Un fait me frappe particulièrement, c’est que les deux scientifiques qui ont le plus contribué aux avancées du dix-neuvième et du vingtième siècle, Charles Darwin et Albert Einstein, n’ont pas publié leurs travaux majeurs (L’origine des espèces et les théories de la relativité restreinte et générale) dans le cadre d’une activité professionnelle, mais en tant que travaux d’amateurs. Certes, les professionnels ont su s’en emparer et reconnaître la valeur de ces travaux, mais n’ont pas su les produire eux-mêmes. Pire, ils ne semblent pas s’être interrogés sur le fait qu’il ait fallu évoluer en dehors du système pour le faire avancer de façon décisive.
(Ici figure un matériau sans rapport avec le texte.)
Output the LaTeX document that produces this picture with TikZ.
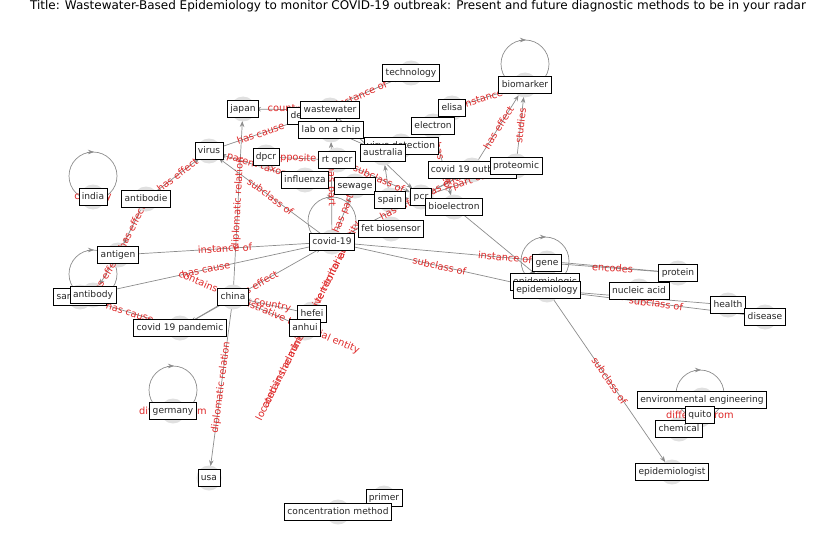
\documentclass[tikz,border=0pt]{standalone}
\usepackage{fontspec}
\setmainfont{DejaVu Sans}
\usetikzlibrary{arrows.meta}
\pgfdeclarelayer{edgel}\pgfdeclarelayer{circl}\pgfdeclarelayer{labl}
\pgfsetlayers{edgel,circl,labl,main}
\definecolor{edgegray}{gray}{0.55}
\definecolor{circgray}{gray}{0.88}
\definecolor{labred}{RGB}{222,40,40}
\tikzset{
 box/.style={draw=black,fill=white,line width=0.7pt,inner xsep=3pt,inner ysep=0pt,text height=7pt,text depth=2.1pt,minimum height=17pt,font=\fontsize{9.1}{11}\selectfont,text=black!85},
 edge/.style={draw=edgegray,line width=0.7pt,-{Stealth[length=6pt,width=4.5pt]},shorten >=12pt},
 plain/.style={draw=edgegray,line width=0.7pt},
 elab/.style={midway,sloped,text=labred,font=\fontsize{9.8}{11}\selectfont,inner sep=0pt},
 llab/.style={text=labred,font=\fontsize{9.8}{11}\selectfont,inner sep=0pt},
}
\newcommand\gnode[4]{\node[box] (#1) at (#2,#3) {#4};%
 \begin{pgfonlayer}{circl}\fill[circgray] (#1.center) circle[radius=12.5pt];\end{pgfonlayer}}
\newcommand\gedge[4][]{%
 \begin{pgfonlayer}{edgel}\draw[edge,#1] (#2.center) -- (#3.center);\end{pgfonlayer}%
 \begin{pgfonlayer}{labl}\path (#2.center) -- node[elab]{#4} (#3.center);\end{pgfonlayer}}
\newcommand\gloop[2]{%
 \begin{pgfonlayer}{edgel}\draw[plain] ([yshift=21pt]#1.center) circle[radius=24pt];
 \draw[plain,-{Stealth[length=6pt,width=4.5pt]}] ([shift={(-6pt,45pt)}]#1.center) -- ([shift={(1pt,45pt)}]#1.center);\end{pgfonlayer}%
 \begin{pgfonlayer}{labl}\node[llab] at (#1.center) {#2};\end{pgfonlayer}}
\begin{document}
\begin{tikzpicture}[x=1pt,y=-1pt]
\useasboundingbox (0,0) rectangle (837,559);
\node[anchor=base,font=\fontsize{12}{14}\selectfont] (title) at (418,10) {Title: Wastewater-Based Epidemiology to monitor COVID-19 outbreak: Present and future diagnostic methods to be in your radar};
% nodes
\gnode{tech}{411}{73}{technology}
\gnode{biom}{525}{85}{biomarker}
\gnode{japan}{243}{109}{japan}
\gnode{detect}{312}{116}{detection}
\gnode{waste}{330}{110}{wastewater}
\gnode{elisa}{452}{108}{elisa}
\gnode{labchip}{331}{130}{lab on a chip}
\gnode{electron}{433}{126}{electron}
\gnode{virdet}{401}{146}{virus detection}
\gnode{rtqpcr}{337}{160}{rt qpcr}
\gnode{austr}{383}{153}{australia}
\gnode{virus}{209}{151}{virus}
\gnode{dpcr}{266}{157}{dpcr}
\gnode{outbreak}{472}{170}{covid 19 outbreak}
\gnode{proteomic}{516}{166}{proteomic}
\gnode{influenza}{305}{180}{influenza}
\gnode{sewage}{355}{186}{sewage}
\gnode{spain}{390}{200}{spain}
\gnode{pcr}{421}{197}{pcr}
\gnode{bioel}{454}{207}{bioelectron}
\gnode{india}{93}{197}{india}
\gnode{antibodie}{146}{199}{antibodie}
\gnode{fet}{391}{229}{fet biosensor}
\gnode{covid}{332}{242}{covid-19}
\gnode{antigen}{118}{255}{antigen}
\gnode{gene}{547}{263}{gene}
\gnode{epidlogic}{545}{282}{epidemiologic}
\gnode{epid}{547}{290}{epidemiology}
\gnode{protein}{678}{273}{protein}
\gnode{nucleic}{639}{291}{nucleic acid}
\gnode{health}{728}{305}{health}
\gnode{disease}{765}{317}{disease}
\gnode{sar}{80}{297}{sars-cov-2}
\gnode{antibody}{93}{295}{antibody}
\gnode{china}{233}{297}{china}
\gnode{hefei}{312}{314}{hefei}
\gnode{anhui}{305}{328}{anhui}
\gnode{pandemic}{180}{328}{covid 19 pandemic}
\gnode{germany}{173}{411}{germany}
\gnode{enveng}{702}{400}{environmental engineering}
\gnode{chemical}{679}{429}{chemical}
\gnode{quito}{700}{415}{quito}
\gnode{epidist}{672}{472}{epidemiologist}
\gnode{usa}{209}{478}{usa}
\gnode{primer}{384}{498}{primer}
\gnode{concm}{338}{512}{concentration method}
% edges
\gedge{detect}{tech}{instance of}
\gedge{waste}{japan}{country}
\gedge{virus}{detect}{has cause}
\gedge{antibodie}{virus}{has effect}
\gedge{antibodie}{antigen}{has effect}
\gedge{antigen}{antibody}{has effect}
\gedge{influenza}{virus}{parent taxon}
\gedge{dpcr}{rtqpcr}{opposite of}
\gedge{covid}{virus}{subclass of}
\gedge{china}{japan}{diplomatic relation}
\gedge{china}{usa}{diplomatic relation}
\gedge{antigen}{covid}{instance of}
\gedge{sar}{covid}{has cause}
\gedge{pandemic}{covid}{has effect}
\gedge{hefei}{china}{country}
\gedge{china}{anhui}{contains administrative territorial entity}
\gedge{hefei}{anhui}{located in the administrative territorial entity}
\gedge{anhui}{hefei}{contains administrative territorial entity}
\gedge{china}{pandemic}{}
\gedge{sar}{pandemic}{has cause}
\gedge{outbreak}{biom}{has effect}
\gedge{proteomic}{biom}{studies}
\gedge{elisa}{biom}{instance of}
\gedge{covid}{protein}{instance of}
\gedge{gene}{protein}{encodes}
\gedge{covid}{epid}{subclass of}
\gedge{epid}{health}{part of}
\gedge{epid}{disease}{subclass of}
\gedge{bioel}{epidlogic}{}
\gedge{epid}{epidist}{subclass of}
\gedge{rtqpcr}{pcr}{subclass of}
\gedge{covid}{outbreak}{has effect}
\gedge{pcr}{outbreak}{has effect}
\gedge{pcr}{proteomic}{part of}
\gedge{electron}{bioel}{has effect}
\gedge{covid}{sewage}{has part}
\gedge{covid}{labchip}{has part}
\gedge{spain}{austr}{}
\gedge{waste}{pcr}{}
\gedge{labchip}{austr}{}
\gedge{pcr}{bioel}{}
\gedge{spain}{pcr}{}
% self loops
\gloop{india}{country}
\gloop{antibody}{}
\gloop{covid}{}
\gloop{biom}{}
\gloop{epidlogic}{}
\gloop{germany}{different from}
\gloop{quito}{different from}
\end{tikzpicture}
\end{document}
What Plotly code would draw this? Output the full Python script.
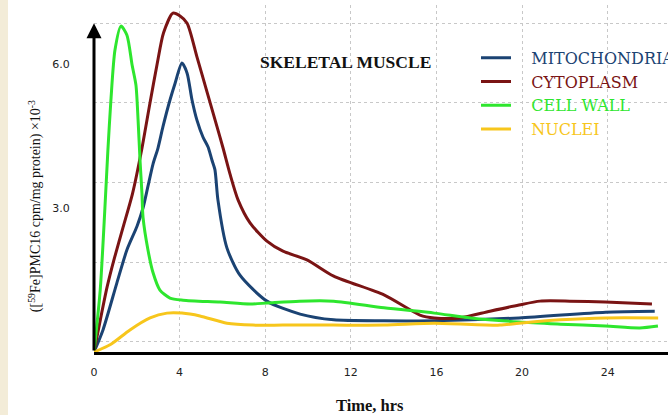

Et je pense que la situation n’a fait que s’aggraver depuis ces époques quand je constate la fantastique absence de discernement dont la science a su faire preuve plus récemment face à des travaux pourtant sérieux mais qui bousculaient un peu trop la routine des certitudes acquises, comme ceux de Jean-Pierre Maschi sur la pollution électromagnétique, ou ceux de Marie-Jeanne Koffmann, de Jordi Magraner et de Bernard Heuvelmans sur la survivance de néanderthaliens dans les montagnes du Caucase, du district de Chitral au Pakistan et du Viet-Nam au vingtième siècle, ou encore face aux travaux d’Antoine Priore sur la thérapie du cancer. Et ce ne sont là que quelques exemples, il en existe malheureusement beaucoup d’autres.
C’est vrai que cela donne plutôt envie de se contenter de regarder les oiseaux.